>> START
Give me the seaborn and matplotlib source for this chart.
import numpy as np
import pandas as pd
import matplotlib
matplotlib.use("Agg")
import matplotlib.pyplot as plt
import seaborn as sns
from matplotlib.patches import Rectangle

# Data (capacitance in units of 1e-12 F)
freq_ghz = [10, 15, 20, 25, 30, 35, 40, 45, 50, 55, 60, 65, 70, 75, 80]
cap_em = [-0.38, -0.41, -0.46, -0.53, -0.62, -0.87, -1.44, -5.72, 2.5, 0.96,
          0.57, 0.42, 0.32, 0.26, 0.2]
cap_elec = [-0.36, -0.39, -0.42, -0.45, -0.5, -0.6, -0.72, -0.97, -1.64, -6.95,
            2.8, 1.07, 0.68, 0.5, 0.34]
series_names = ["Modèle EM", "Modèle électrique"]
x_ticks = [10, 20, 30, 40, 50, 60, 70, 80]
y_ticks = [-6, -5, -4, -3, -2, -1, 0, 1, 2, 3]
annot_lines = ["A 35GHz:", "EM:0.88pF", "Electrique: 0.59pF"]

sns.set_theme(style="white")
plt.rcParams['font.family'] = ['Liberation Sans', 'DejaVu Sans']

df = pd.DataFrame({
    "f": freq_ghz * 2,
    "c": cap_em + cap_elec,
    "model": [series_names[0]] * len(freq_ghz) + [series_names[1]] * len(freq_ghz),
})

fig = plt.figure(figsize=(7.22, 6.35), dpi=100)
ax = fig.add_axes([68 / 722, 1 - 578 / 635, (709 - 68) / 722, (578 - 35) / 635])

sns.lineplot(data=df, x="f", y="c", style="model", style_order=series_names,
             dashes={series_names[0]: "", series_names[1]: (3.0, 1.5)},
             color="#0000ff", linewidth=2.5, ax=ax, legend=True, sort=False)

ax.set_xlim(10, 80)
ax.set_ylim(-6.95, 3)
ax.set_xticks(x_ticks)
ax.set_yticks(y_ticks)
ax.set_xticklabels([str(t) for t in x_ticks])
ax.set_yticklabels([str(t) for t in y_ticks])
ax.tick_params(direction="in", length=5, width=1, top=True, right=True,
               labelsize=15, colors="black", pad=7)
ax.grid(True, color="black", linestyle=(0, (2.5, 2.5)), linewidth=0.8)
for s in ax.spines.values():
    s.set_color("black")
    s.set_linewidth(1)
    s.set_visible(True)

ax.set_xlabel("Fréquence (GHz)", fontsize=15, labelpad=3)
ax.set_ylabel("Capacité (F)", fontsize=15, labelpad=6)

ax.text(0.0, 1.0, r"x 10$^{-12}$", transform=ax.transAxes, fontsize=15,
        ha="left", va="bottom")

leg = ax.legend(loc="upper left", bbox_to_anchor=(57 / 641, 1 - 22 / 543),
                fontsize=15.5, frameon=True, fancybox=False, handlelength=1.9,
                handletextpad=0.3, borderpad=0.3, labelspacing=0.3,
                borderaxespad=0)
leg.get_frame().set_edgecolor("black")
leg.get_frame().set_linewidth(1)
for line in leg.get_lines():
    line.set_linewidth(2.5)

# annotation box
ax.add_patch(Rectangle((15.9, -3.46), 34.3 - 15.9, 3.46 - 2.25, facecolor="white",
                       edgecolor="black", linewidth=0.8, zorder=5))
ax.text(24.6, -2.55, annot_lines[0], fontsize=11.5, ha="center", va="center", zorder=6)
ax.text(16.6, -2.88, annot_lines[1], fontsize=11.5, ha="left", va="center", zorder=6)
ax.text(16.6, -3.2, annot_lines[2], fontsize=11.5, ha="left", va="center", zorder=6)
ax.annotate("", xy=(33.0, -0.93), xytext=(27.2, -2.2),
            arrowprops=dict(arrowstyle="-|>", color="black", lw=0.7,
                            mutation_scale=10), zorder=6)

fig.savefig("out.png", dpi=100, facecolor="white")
>> END
Select every line in the material above where the string "seaborn" occurs, and copy it.

Give me the seaborn and matplotlib source for this chart.
import seaborn as sns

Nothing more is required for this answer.